**TASK BRIEF**
Transcribe all of the material exactly, except for its pictures.

**DATA BLOCK**
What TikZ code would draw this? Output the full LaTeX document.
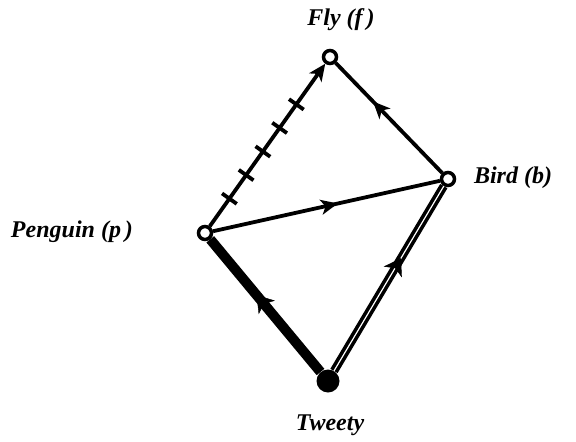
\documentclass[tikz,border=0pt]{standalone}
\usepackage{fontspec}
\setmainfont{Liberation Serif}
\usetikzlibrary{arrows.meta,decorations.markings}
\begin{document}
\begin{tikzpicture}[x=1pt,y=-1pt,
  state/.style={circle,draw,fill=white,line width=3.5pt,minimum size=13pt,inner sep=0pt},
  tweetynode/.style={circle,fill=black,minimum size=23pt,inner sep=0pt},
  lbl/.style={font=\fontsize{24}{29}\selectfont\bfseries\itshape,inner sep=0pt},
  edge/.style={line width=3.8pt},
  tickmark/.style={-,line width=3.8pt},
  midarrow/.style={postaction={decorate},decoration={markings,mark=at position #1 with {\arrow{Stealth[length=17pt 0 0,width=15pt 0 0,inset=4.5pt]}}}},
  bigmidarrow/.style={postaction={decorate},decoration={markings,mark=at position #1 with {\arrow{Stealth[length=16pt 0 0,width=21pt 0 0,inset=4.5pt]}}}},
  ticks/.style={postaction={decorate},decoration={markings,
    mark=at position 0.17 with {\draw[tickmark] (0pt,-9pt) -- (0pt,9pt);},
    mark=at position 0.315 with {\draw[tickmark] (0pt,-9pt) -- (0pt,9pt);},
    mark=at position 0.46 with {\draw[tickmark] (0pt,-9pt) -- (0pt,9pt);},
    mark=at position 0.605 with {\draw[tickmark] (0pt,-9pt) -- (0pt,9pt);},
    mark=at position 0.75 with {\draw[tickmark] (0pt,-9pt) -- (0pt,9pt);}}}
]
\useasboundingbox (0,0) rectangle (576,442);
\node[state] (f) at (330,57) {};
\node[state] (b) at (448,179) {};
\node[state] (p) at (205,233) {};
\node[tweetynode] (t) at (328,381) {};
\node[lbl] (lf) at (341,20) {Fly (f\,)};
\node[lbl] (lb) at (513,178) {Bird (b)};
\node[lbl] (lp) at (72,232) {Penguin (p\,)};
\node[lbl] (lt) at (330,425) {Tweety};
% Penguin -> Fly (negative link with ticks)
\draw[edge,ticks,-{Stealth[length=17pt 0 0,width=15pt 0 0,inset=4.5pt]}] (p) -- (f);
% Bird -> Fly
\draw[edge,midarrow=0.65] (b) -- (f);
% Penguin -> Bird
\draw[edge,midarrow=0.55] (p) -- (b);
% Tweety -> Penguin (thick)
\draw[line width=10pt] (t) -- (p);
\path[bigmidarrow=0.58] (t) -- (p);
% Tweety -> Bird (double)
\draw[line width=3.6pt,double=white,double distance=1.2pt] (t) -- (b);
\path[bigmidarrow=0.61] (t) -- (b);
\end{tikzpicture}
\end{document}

**THE REPLY**
What TikZ code would draw this? Output the full LaTeX document.
\documentclass[tikz,border=0pt]{standalone}
\usepackage{fontspec}
\setmainfont{Liberation Serif}
\usetikzlibrary{arrows.meta,decorations.markings}
\begin{document}
\begin{tikzpicture}[x=1pt,y=-1pt,
  state/.style={circle,draw,fill=white,line width=3.5pt,minimum size=13pt,inner sep=0pt},
  tweetynode/.style={circle,fill=black,minimum size=23pt,inner sep=0pt},
  lbl/.style={font=\fontsize{24}{29}\selectfont\bfseries\itshape,inner sep=0pt},
  edge/.style={line width=3.8pt},
  tickmark/.style={-,line width=3.8pt},
  midarrow/.style={postaction={decorate},decoration={markings,mark=at position #1 with {\arrow{Stealth[length=17pt 0 0,width=15pt 0 0,inset=4.5pt]}}}},
  bigmidarrow/.style={postaction={decorate},decoration={markings,mark=at position #1 with {\arrow{Stealth[length=16pt 0 0,width=21pt 0 0,inset=4.5pt]}}}},
  ticks/.style={postaction={decorate},decoration={markings,
    mark=at position 0.17 with {\draw[tickmark] (0pt,-9pt) -- (0pt,9pt);},
    mark=at position 0.315 with {\draw[tickmark] (0pt,-9pt) -- (0pt,9pt);},
    mark=at position 0.46 with {\draw[tickmark] (0pt,-9pt) -- (0pt,9pt);},
    mark=at position 0.605 with {\draw[tickmark] (0pt,-9pt) -- (0pt,9pt);},
    mark=at position 0.75 with {\draw[tickmark] (0pt,-9pt) -- (0pt,9pt);}}}
]
\useasboundingbox (0,0) rectangle (576,442);
\node[state] (f) at (330,57) {};
\node[state] (b) at (448,179) {};
\node[state] (p) at (205,233) {};
\node[tweetynode] (t) at (328,381) {};
\node[lbl] (lf) at (341,20) {Fly (f\,)};
\node[lbl] (lb) at (513,178) {Bird (b)};
\node[lbl] (lp) at (72,232) {Penguin (p\,)};
\node[lbl] (lt) at (330,425) {Tweety};
% Penguin -> Fly (negative link with ticks)
\draw[edge,ticks,-{Stealth[length=17pt 0 0,width=15pt 0 0,inset=4.5pt]}] (p) -- (f);
% Bird -> Fly
\draw[edge,midarrow=0.65] (b) -- (f);
% Penguin -> Bird
\draw[edge,midarrow=0.55] (p) -- (b);
% Tweety -> Penguin (thick)
\draw[line width=10pt] (t) -- (p);
\path[bigmidarrow=0.58] (t) -- (p);
% Tweety -> Bird (double)
\draw[line width=3.6pt,double=white,double distance=1.2pt] (t) -- (b);
\path[bigmidarrow=0.61] (t) -- (b);
\end{tikzpicture}
\end{document}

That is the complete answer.